Ce matin du 3 janvier, j’avais tellement d’amour en moi. J’ai probablement heurté des gens en marchant dans la rue avec cette immense boule d’amour qui m’entourait. Couchée sur la (très froide) table d’examen, je t’ai vu. Mesures : parfaites! Tous les morceaux visibles étaient là. Tu avais exactement les mesures qui correspondent au nombre de semaines que tu as passées en moi. Ton petit corps a grandi dans mon ventre.
Mais, quelques minutes plus tard, un climat sombre s’est installé dans la salle. Le technicien a continué l’examen. Il appuyait très fort sur mon ventre. Dans mon cœur résonnait : « Lâche-nous! Bébé est là. C’est terminé. On se revoit dans quelques semaines ». Dans ma tête résonnait : « Il nous manque quelque chose! ».

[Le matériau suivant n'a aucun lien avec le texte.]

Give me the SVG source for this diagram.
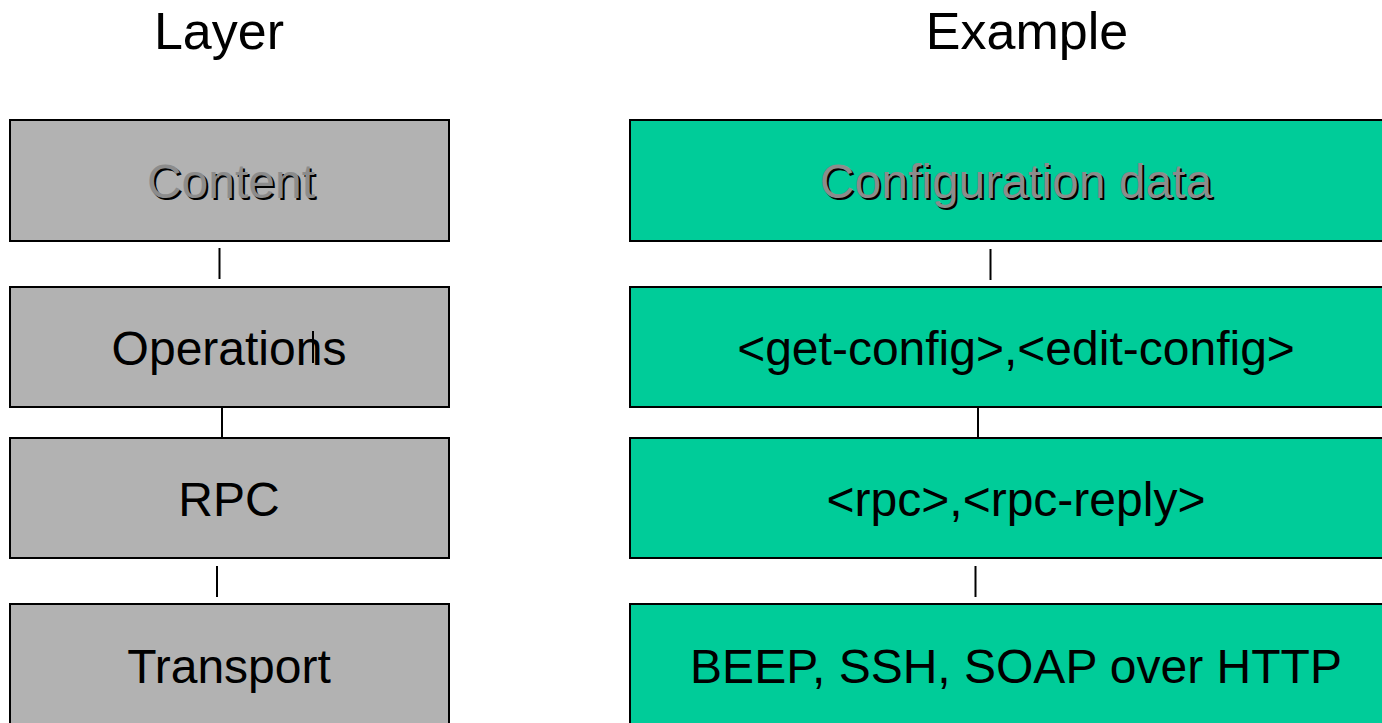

« Je vais chercher le médecin. »
Mon cœur s’est arrêté. J’ai construit en une fraction de seconde, un immense mur de béton autour de nous. Il n’y avait aucune chance que quelqu’un vienne « nous briser ». Maman te protège! Ce médecin, il n’a eu besoin d’aucun outil, d’aucun explosif ou de machinerie lourde pour démolir mon mur si soigneusement bâti. Il a dit : « Je n’ai pas de cœur ».
Tu étais là, mais ton petit cœur ne s’est pas présenté au rendez-vous. Pendant un instant, j’ai cru que mon cœur aussi était en train de se sauver à la vitesse grand V dans les couloirs de cet hôpital.
« Je n’ai pas de cœur »… Puis, après nous avoir parlé des probabilités de faire une fausse-couche, il a ajouté avec une délicatesse sans fin quelque chose du genre : « Il faut que tu prennes rendez-vous pour enlever ça, il y a des risques d’infection ». Ça. Hier, tu étais mon bébé, maintenant tu es « ça ».
Il m’a fallu plusieurs longues journées à caresser mon ventre et une deuxième échographie quelques jours plus tard pour me rendre à l’évidence. Tu étais encore là, bien accroché. Mais c’était fini. Mon corps n’était plus en train de construire quoi que ce soit. Malgré la peine et le sentiment de dégoût profond que j’éprouvais pour mon corps ce jour-là, une pensée revenait toujours sécher mes larmes : tu avais choisi MON ventre pour venir vivre les douces premières semaines d’une vie si courte. Tu m’as choisie comme maman. J’avais fait un choix : tu partirais comme un bébé. Pas comme un simple « ça ».
Il s’est passé près de deux semaines avant que je sois confrontée à ce moment. J’avais envie de vivre ça à la maison avec toi. Les rugueuses tables d’examen du centre hospitalier me donnaient maintenant la nausée.
« Prends-en deux. Si ça ne marche pas après quatre heures, reprends-en deux ». C’était la consigne pour vivre « mon accouchement » à la maison avec l’aide d’une médication dévastatrice. 10 h, c’est parti. Mon corps a pris deux longues heures avant de réagir. Deux longues heures durant lesquelles je me disais : merde, et si j’avais fait le mauvais choix?
Il aura fallu dix heures de contractions répétées. Parfois plus qu’une vingtaine par heure. Debout, assise, couchée, dans la douche, dans le bain, en pyjama, nue, en robe de chambre. J’ai pleuré toutes les larmes de mon corps. J’ai hurlé toute la douleur qui me transperçait depuis des heures. En fin de soirée, tu n’étais plus là.
Tu m’as choisie comme maman et j’espère, mon trésor, avoir fait le maximum pour toi. Si ton petit cœur avait tenu le coup, tu serais arrivé dans nos vies à la fin de semaine de Perséides en août. Chaque année, je te promets de te chercher parmi les étoiles filantes comme je t’ai cherché dans les enfants il y a quelques années.